Reservoir Ridge 26, March Madness 37, Round Mountain 30, Crosier 26, Quad Rock 25...
Just over a month of consistent long runs every weekend in the 5+ hour range has left me energized rather than toasted. Part of the journey has been re-learning my pacing and working on my form late in the run. The other part has been just showing up, putting in the miles, and letting the benefits come rolling in.
I think it's all coming together. Yesterday I ran 3:50 at the Quad Rock course preview, subsisting on 2 gels and a couple of 13oz bottles with a single refill at 10 miles.

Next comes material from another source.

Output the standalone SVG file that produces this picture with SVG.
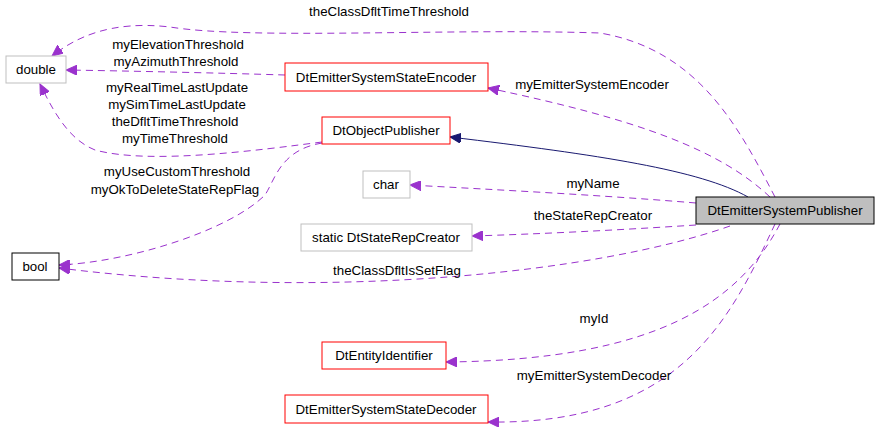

I ended up running my fastest splits over the last 8 miles, and I felt so energized coming into Soldier Canyon, I'm confident I can play the first lap out exactly the same way on race day and turn around for a good second lap.
It was really simple: I took it easy on the first climb up Sawmill/Stout/Towers and the first descent down Spring Creek into Horsetooth. I stayed in control on Horsetooth and opened it up a bit on Mill Creek. And then I started to push on Howard and Timber. Amazingly, by not blowing it all in the first 90 minutes, I was able to steadily crank the dial from start to finish. I have gone out too hard in these races early on, and in the past I have not put in enough of a gauntlet of long runs. Because Round and Crosier were so vert-heavy, the Quad Rock course feels way more cruise-able. I think that's the best part of the Spring Vertical Series: you get so used to this steep, gnarly stuff that when you finally get runnable terrain, it's bliss.
So that's the plan for Quad Rock: come into the turn-around in 3:50 or so, having slowly increased the pace all morning, and then start dropping the hammer. Hard. I want my energy to snowball that second lap. None of this power hiking crap, which comes from running too hard too early. No stomach issues from running hard at the start and not getting my nutrition dialed in early.